Herr Bofinger, das diesjährige Finance Forum Liechtenstein widmet sich dem Thema «Eine neue Ära in der Finanzwelt». Wie beurteilen Sie generell die aktuelle Ausgangslage für die Finanzbranche?

Die Finanzbranche befindet sich in einer grossen Phase der Transformation, vor allem durch die Künstliche Intelligenz, die Chancen wie Risiken für diesen Sektor bietet. Neue Impulse kommen zudem durch Kryptowährungen, Stable Coins und darauf basierende Zahlungssysteme. Zudem ist die Europäische Zentralbank mit ihrem Projekt des Digitalen Euro dabei, die traditionelle Arbeitsteilung zwischen Notenbank auf sowie Zahlungsverkehrsdienstleistern und Geschäftsbanken auf der anderen Seite völlig neu zu definieren.

Die Notenbanken weltweit haben die Zinsen nach oben gesetzt, um die Inflation eindämmen zu können. Wie beurteilen Sie die Arbeit der Notenbanken aus Sicht der Finanzmarktstabilität?

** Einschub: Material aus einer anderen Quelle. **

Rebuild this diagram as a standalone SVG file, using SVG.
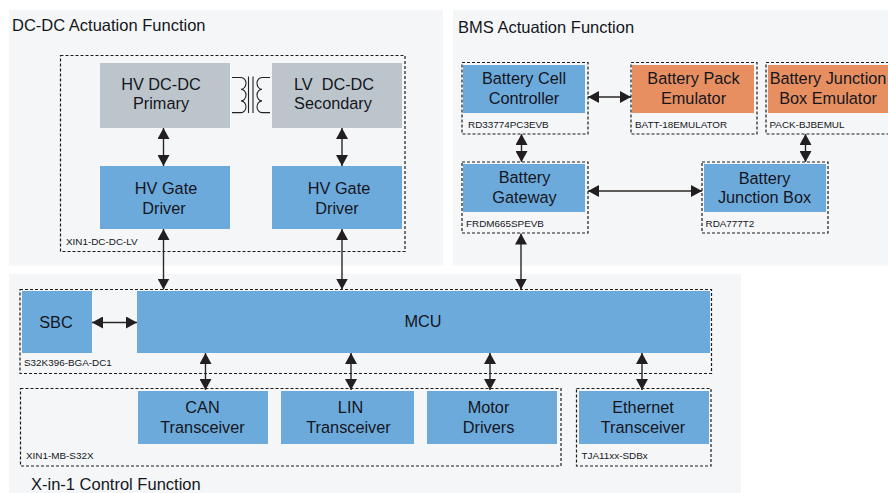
<svg xmlns="http://www.w3.org/2000/svg" width="888" height="493" viewBox="0 0 888 493">
<style>
text{font-family:"Liberation Sans",Arial,sans-serif;fill:#14161c;white-space:pre}
.panel{fill:#f5f6f8}
.dash{fill:none;stroke:#1c1c1c;stroke-width:1.2;stroke-dasharray:3 2}
.blue{fill:#6daadc}
.gray{fill:#bdc5cc}
.orange{fill:#e88f62}
.t{font-size:16.300px;text-anchor:middle}
.h{font-size:16.500px}
.s{font-size:9.900px}
.c{fill:none;stroke:#2b2727;stroke-width:1.400;marker-start:url(#a);marker-end:url(#a)}
.w{fill:none;stroke:#222;stroke-width:1.100}
</style>
<defs>
<marker id="a" viewBox="0 0 12 12" refX="11" refY="6" markerWidth="12" markerHeight="12" markerUnits="userSpaceOnUse" orient="auto-start-reverse"><path d="M0 0L11 6L0 12Z" fill="#231f20"/></marker>
</defs>
<rect width="888" height="493" fill="#fff"/>
<rect class="panel" x="9" y="10" width="434" height="255.500"/>
<rect class="panel" x="453" y="10" width="435" height="255.500"/>
<rect class="panel" x="9" y="274" width="732" height="219"/>
<text class="h" x="12" y="31">DC-DC Actuation Function</text>
<text class="h" x="458" y="33">BMS Actuation Function</text>
<text class="h" x="31" y="490">X-in-1 Control Function</text>
<g id="dcdc-board"><rect class="dash" x="60.500" y="55.500" width="344.500" height="196"/><text class="s" x="66" y="245">XIN1-DC-DC-LV</text></g>
<g id="hv-primary"><rect class="gray" x="100" y="63" width="130" height="65"/><text class="t" x="161" y="90">HV DC-DC</text><text class="t" x="161" y="109">Primary</text></g>
<g id="lv-secondary"><rect class="gray" x="272" y="63" width="130" height="65"/><text class="t" x="334" y="90">LV  DC-DC</text><text class="t" x="333" y="109">Secondary</text></g>
<g id="transformer">
<path class="w" d="M232 77.500H241a5 5.850 0 0 1 0 11.700a5 5.850 0 0 1 0 11.700a5 5.850 0 0 1 0 11.700H232"/>
<path class="w" d="M270 77.500H262a5 5.850 0 0 0 0 11.700a5 5.850 0 0 0 0 11.700a5 5.850 0 0 0 0 11.700H270"/>
<path class="w" d="M248.500 76.500V113M253 76.500V113"/>
</g>
<g id="hv-gate-1"><rect class="blue" x="100" y="166" width="130" height="63"/><text class="t" x="166" y="194">HV Gate</text><text class="t" x="164" y="214">Driver</text></g>
<g id="hv-gate-2"><rect class="blue" x="272" y="166" width="130" height="63"/><text class="t" x="339" y="194">HV Gate</text><text class="t" x="337" y="214">Driver</text></g>
<g id="cell-controller"><rect class="dash" x="462" y="62.500" width="126" height="71.500"/><rect class="blue" x="463" y="65" width="122" height="48"/><text class="t" x="524" y="84">Battery Cell</text><text class="t" x="524" y="104">Controller</text><text class="s" x="468" y="128">RD33774PC3EVB</text></g>
<g id="pack-emulator"><rect class="dash" x="631" y="62.500" width="126" height="71.500"/><rect class="orange" x="632" y="65" width="122" height="48"/><text class="t" x="693.500" y="84">Battery Pack</text><text class="t" x="693.500" y="104">Emulator</text><text class="s" x="635" y="128">BATT-18EMULATOR</text></g>
<g id="junction-emulator"><rect class="dash" x="766" y="62.500" width="126" height="71.500"/><rect class="orange" x="768" y="65" width="120" height="48"/><text class="t" x="828" y="84">Battery Junction</text><text class="t" x="828" y="104">Box Emulator</text><text class="s" x="769.500" y="128">PACK-BJBEMUL</text></g>
<g id="gateway"><rect class="dash" x="462" y="162" width="126" height="71"/><rect class="blue" x="463" y="164" width="122" height="48"/><text class="t" x="524.500" y="183">Battery</text><text class="t" x="524.500" y="203">Gateway</text><text class="s" x="466" y="227">FRDM665SPEVB</text></g>
<g id="junction-box"><rect class="dash" x="702" y="162" width="126" height="71"/><rect class="blue" x="704" y="164" width="122" height="48"/><text class="t" x="764.500" y="184">Battery</text><text class="t" x="764.500" y="203">Junction Box</text><text class="s" x="705.500" y="227">RDA777T2</text></g>
<g id="mcu-board"><rect class="dash" x="20" y="289.500" width="691.500" height="84"/><text class="s" x="24" y="366">S32K396-BGA-DC1</text></g>
<g id="sbc"><rect class="blue" x="22" y="291" width="70" height="62"/><text class="t" x="56" y="328">SBC</text></g>
<g id="mcu"><rect class="blue" x="137" y="291" width="573" height="62"/><text class="t" x="423" y="327">MCU</text></g>
<g id="mb-board"><rect class="dash" x="20.500" y="388.500" width="540.500" height="77.500"/><text class="s" x="26" y="459">XIN1-MB-S32X</text></g>
<g id="can"><rect class="blue" x="138" y="391" width="130" height="53"/><text class="t" x="202.500" y="413">CAN</text><text class="t" x="202.500" y="433">Transceiver</text></g>
<g id="lin"><rect class="blue" x="281" y="391" width="133" height="53"/><text class="t" x="350.500" y="413">LIN</text><text class="t" x="348.500" y="433">Transceiver</text></g>
<g id="motor"><rect class="blue" x="427" y="391" width="130" height="53"/><text class="t" x="488.500" y="413">Motor</text><text class="t" x="488.500" y="433">Drivers</text></g>
<g id="ethernet"><rect class="dash" x="576.500" y="388.500" width="134.500" height="77.500"/><rect class="blue" x="579" y="391" width="130" height="53"/><text class="t" x="643" y="413">Ethernet</text><text class="t" x="643" y="433">Transceiver</text><text class="s" x="581.500" y="459">TJA11xx-SDBx</text></g>
<g id="connectors">
<path class="c" d="M163.500 128V166"/>
<path class="c" d="M342 128V166"/>
<path class="c" d="M163.500 229V289.500"/>
<path class="c" d="M342 229V289.500"/>
<path class="c" d="M521 233.500V289.500"/>
<path class="c" d="M92 322.500H137"/>
<path class="c" d="M205.500 353V390"/>
<path class="c" d="M351 353V390"/>
<path class="c" d="M490 353V390"/>
<path class="c" d="M642 353V390"/>
<path class="c" d="M588 97H631"/>
<path class="c" d="M588 191H702"/>
<path class="c" d="M521.500 134V162"/>
<path class="c" d="M805.500 134V162"/>
</g>
</svg>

Bisher ist es den Notenbanken gelungen, trotz massiver Zinserhöhungen die Stabilität des Systems insgesamt nicht zu gefährden, sieht man von Einzelfällen, wie der Credit Suisse und der Silicon Valley Bank einmal ab.

Experten warnen davor, dass die Gefahr einer neuerlichen Finanzkrise besteht. Wie sehen Sie dies?

Da der Zinshöhepunkt bald überschritten sein wird, bin ich zuversichtlich, dass die Sicherheitsvorkehrungen, die nach der Finanzkrise 2008 eingeführt wurden, ausreichend sind, um eine erneute Krise dieses Ausmasses zu verhindern.

Digitale Währungen könnten dabei helfen, die Stabilität der Finanzmärkte zu verbessern. Sie haben sich kritisch zur geplanten Einführung eines digitalen Euros geäussert. Warum?

Der Digitale Euro erfordert den Aufbau eines parallelen Konten- und Zahlungssystem, das mit hohen Transaktionskosten für die Banken, die Notenbank und damit am Ende für Kreditnehmer und Steuerzahler verbunden ist. Es wäre sehr viel einfacher und damit auch kostengünstiger, die Europäische Zahlungsunion so auszubauen, dass sie die europäische Souveränität im Retail-Zahlungsverkehr sichert.

Wie beurteilen Sie die weitere Wirtschaftsentwicklung?

Die Weltkonjunktur läuft recht stabil, nicht zuletzt aufgrund kräftiger fiskalischer Impulse durch die USA und China. Zudem gehen die Energiepreise zurück, was den privaten Konsum stärkt. Weniger positiv sieht die Entwicklung im Euroraum aus, der vor allem unter der ökonomisch unsinnigen Sparpolitik in Deutschland leidet.

Was raten Sie Anlegern in diesem volatilen Umfeld?

Weniger Europa, mehr globale Investments.